NEW BRITAIN — Religious leaders from all corners of New England converged on South Church Tuesday to urge establishment of universal health care. Despite the denominational mix of clergy, all seemed to agree the system is broken and needs to be repaired or replaced.
Juan Figueroa, president of the Universal Health Care Foundation of Connecticut, said adequate health care is no longer an ethical issue, but a moral one. Figueroa, a former state representative, is on record as saying that state residents are without adequate coverage.
“The system is broken for a majority of Connecticut residents,” he said. His foundation has pushed for health-care measures that achieve quality, continuous and portable health care.
The Rev. Brendan McCormick, president of United Action of Connecticut’s Central Chapter and the event organizer, reminded some 75 participants that studies “repeatedly show that people without health care tend to live sicker and die younger.”
The Rev. George Harris, lead pastor of South Church, said “most of the uninsured have jobs, but simply cannot afford health insurance. Minority folks make up a disproportionate numbers of those who are uninsured.”
Several people volunteered to share why they were attending the meeting.
The Rev. Kathy Peters of the United Church of Chester said she has diabetes and her 60-year-old husband has had numerous hip replacements. However, he can’t afford to retire because they could not afford health insurance.

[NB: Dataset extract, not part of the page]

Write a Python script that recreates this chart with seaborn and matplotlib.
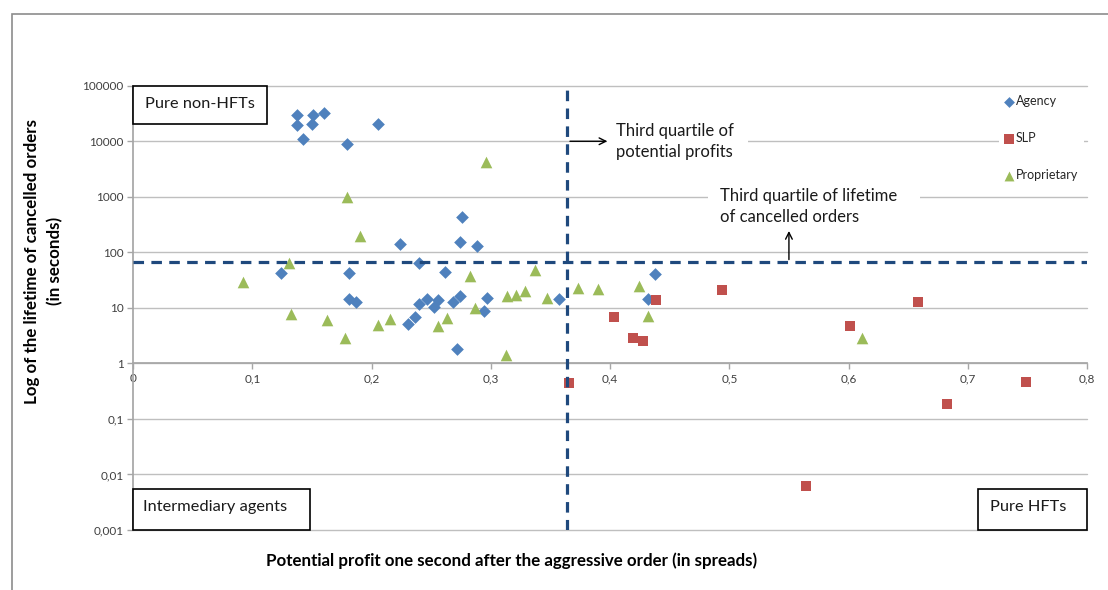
#Grafico de dispersion: beneficio potencial vs vida de ordenes canceladas

import pandas as pd
import seaborn as sns
import matplotlib.pyplot as plt
from matplotlib.patches import Rectangle

agency_x = [0.1375, 0.1375, 0.1426, 0.151, 0.1496, 0.160, 0.1796, 0.2049, 0.1235, 0.181, 0.181,
            0.1869, 0.2239, 0.2756, 0.2742, 0.2882, 0.2394, 0.2615, 0.2461, 0.2554, 0.2394, 0.252,
            0.268, 0.2744, 0.2966, 0.2941, 0.357, 0.2363, 0.2306, 0.2716, 0.4378, 0.4318]
agency_y = [29800, 19700, 11000, 29800, 20200, 32000, 8800, 20200, 42, 43, 14.4,
            12.6, 141, 427, 155, 131, 65, 43.6, 14.2, 13.8, 11.7, 10.5,
            12.9, 16.5, 14.8, 8.9, 14.3, 6.9, 5.1, 1.81, 40, 14.3]
slp_x = [0.3655, 0.4033, 0.4195, 0.428, 0.4384, 0.494, 0.601, 0.658, 0.6826, 0.749, 0.564]
slp_y = [0.45, 6.8, 2.85, 2.58, 13.7, 21, 4.7, 12.8, 0.187, 0.47, 0.0061]
prop_x = [0.1796, 0.1902, 0.1305, 0.0921, 0.1325, 0.1628, 0.1776, 0.2049, 0.296, 0.2826, 0.3367,
          0.373, 0.390, 0.4243, 0.3137, 0.3207, 0.3289, 0.3474, 0.287, 0.2155, 0.2559, 0.2632,
          0.3129, 0.432, 0.611]
prop_y = [1000, 200, 64, 29, 7.6, 6.0, 2.9, 5.0, 4290, 37, 48,
          23, 22, 24.5, 16.5, 17, 20.3, 14.8, 10, 6.2, 4.7, 6.5,
          1.41, 7.0, 2.85]

q3_profit = 0.364
q3_lifetime = 66

x_ticks = [0, 0.1, 0.2, 0.3, 0.4, 0.5, 0.6, 0.7, 0.8]
x_labels = ["0", "0,1", "0,2", "0,3", "0,4", "0,5", "0,6", "0,7", "0,8"]
y_ticks = [0.001, 0.01, 0.1, 1, 10, 100, 1000, 10000, 100000]
y_labels = ["0,001", "0,01", "0,1", "1", "10", "100", "1000", "10000", "100000"]

df = pd.DataFrame({
    "profit": agency_x + slp_x + prop_x,
    "lifetime": agency_y + slp_y + prop_y,
    "type": ["Agency"] * len(agency_x) + ["SLP"] * len(slp_x) + ["Proprietary"] * len(prop_x),
})

sns.set_theme(style="white")
plt.rcParams["font.family"] = ["Lato", "DejaVu Sans"]

colors = {"Agency": "#4F81BD", "SLP": "#C0504D", "Proprietary": "#9BBB59"}
markers = {"Agency": "D", "SLP": "s", "Proprietary": "^"}
sizes = {"Agency": 42, "SLP": 62, "Proprietary": 70}

fig = plt.figure(figsize=(11.08, 5.9), dpi=100)
ax = fig.add_axes([0.1203, 0.1017, 0.8607, 0.753])

for t in ["Agency", "SLP", "Proprietary"]:
    sns.scatterplot(data=df[df["type"] == t], x="profit", y="lifetime", color=colors[t],
                    marker=markers[t], s=sizes[t], linewidth=0, label=t, ax=ax, zorder=4)

ax.set_yscale("log")
ax.set_xlim(0, 0.8)
ax.set_ylim(0.001, 100000)
ax.set_xticks(x_ticks, x_labels)
ax.set_yticks(y_ticks, y_labels)
ax.minorticks_off()
ax.tick_params(axis="both", labelsize=8.5, labelcolor="#404040", color="#A6A6A6",
               length=4, width=1, direction="out", left=True, bottom=True, pad=3)
ax.grid(axis="y", color="#BFBFBF", linewidth=1)
ax.grid(axis="x", visible=False)
for g in ax.yaxis.get_gridlines():
    g.set_clip_on(False)
for s in ["top", "right"]:
    ax.spines[s].set_visible(False)
ax.spines["left"].set_color("#A6A6A6")
ax.spines["bottom"].set_color("#A6A6A6")
ax.spines["bottom"].set_position(("data", 1))
ax.set_xlabel("")
ax.set_ylabel("")

# lineas de cuartiles
ax.axvline(q3_profit, color="#1F497D", lw=2.3, linestyle=(0, (3.3, 2.3)), zorder=5)
ax.axhline(q3_lifetime, color="#1F497D", lw=2.3, linestyle=(0, (3.3, 2.3)), zorder=5)

# cajas de las esquinas
boxes = [((0, 0.913), 0.1405, 0.087, "Pure non-HFTs", 0.0125, 0.958),
         ((0, 0), 0.1853, 0.0923, "Intermediary agents", 0.0105, 0.052),
         ((0.8857, 0), 0.1143, 0.0923, "Pure HFTs", 0.0125, 0.052)]
for (bx, by), bw, bh, txt, tx, ty in boxes:
    ax.add_patch(Rectangle((bx, by), bw, bh, transform=ax.transAxes, facecolor="white",
                           edgecolor="black", lw=1.2, zorder=6, clip_on=False))
    ax.text(bx + tx, ty, txt, transform=ax.transAxes, fontsize=11.8, va="center",
            ha="left", color="#1a1a1a", zorder=7)

# anotaciones (fondo blanco que tapa la rejilla)
ax.add_patch(Rectangle((0.4967, 0.82), 0.148, 0.11, transform=ax.transAxes,
                       facecolor="white", edgecolor="none", zorder=3))
ax.add_patch(Rectangle((0.6025, 0.676), 0.2227, 0.11, transform=ax.transAxes,
                       facecolor="white", edgecolor="none", zorder=3))
ax.text(0.405, 10000, "Third quartile of\npotential profits", fontsize=12, color="#1a1a1a",
        va="center", ha="left", linespacing=1.4, zorder=6)
ax.annotate("", xy=(0.4, 10000), xytext=(q3_profit, 10000),
            arrowprops=dict(arrowstyle="->", color="black", lw=1), zorder=7)
ax.text(0.492, 660, "Third quartile of lifetime\nof cancelled orders", fontsize=12,
        color="#1a1a1a", va="center", ha="left", linespacing=1.4, zorder=6)
ax.annotate("", xy=(0.55, 272), xytext=(0.55, q3_lifetime),
            arrowprops=dict(arrowstyle="->", color="black", lw=1), zorder=7)

# leyenda
h, l = ax.get_legend_handles_labels()
leg = ax.legend(h, l, loc="upper left", bbox_to_anchor=(993 / 1108, 1 - 84 / 590),
                bbox_transform=fig.transFigure, fontsize=9, markerscale=0.85,
                labelspacing=2.0, handlelength=0.7, handletextpad=0.25,
                borderpad=0.4, frameon=True, fancybox=False, framealpha=1)
leg.get_frame().set_edgecolor("none")
leg.get_frame().set_facecolor("white")
leg.set_zorder(8)

fig.text(0.4615, 1 - 561 / 590, "Potential profit one second after the aggressive order (in spreads)",
         fontsize=12.2, fontweight="bold", ha="center", va="center", color="black")
fig.text(0.0395, 1 - 261 / 590, "Log of the lifetime of cancelled orders\n(in seconds)",
         fontsize=12.2, fontweight="bold", ha="center", va="center", rotation=90,
         multialignment="center", linespacing=1.5, color="black")

# borde del grafico
fig.add_artist(Rectangle((12 / 1108, -0.1), 1.1, 1.1 - 13.5 / 590, transform=fig.transFigure,
                         fill=False, edgecolor="#8C8C8C", lw=1.2))

plt.savefig("out.png", dpi=100)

The Rev. Maxwell Olmstead of Higganum Congregational Church, a United Church of Christ, said the affluent people in his congregation care about universal health insurance. However, he said his church’s middle-class parishioners are “already feeling squeezed financially and fear things will get worse if we go to universal health care.”
Olmstead may be onto something.
The Pacific Research Institute, which has studied the Massachusetts universal health- care law, declared that after one year the law has increased current government spending and the government’s role in regulating the health-care market, decreased individual responsibility to purchase insurance, and made certain that the plan will fall short of achieving universal coverage.
Still, summit participants remain determined.
“We believe this is a moral issue,” said Rabbi Rachel Goldberg of Congregation Beth Shalom Rodfe Zedek in Chester. “Our traditions teach us that all human beings are created in the divine image. The voice of faith communities must be heard so that as justice demands, all residents of the richest state in the country have access to quality health care.”
The Rev. Margaret Payne, bishop of the New England Lutheran Synod of the Evangelical Lutheran Church in America, said change can take place only if people feel they have the power to make a change. She said in New Jersey, after years of resistance, the state “finally did away with capital punishment. Now the time has come for all people to insist on universal health care.”
Those at the summit were serenaded by the youth group, the Main Street Singers, before the meeting ended in prayer. Peters prayed that the Main Street children “would have full health care and never have to attend a meeting like this.”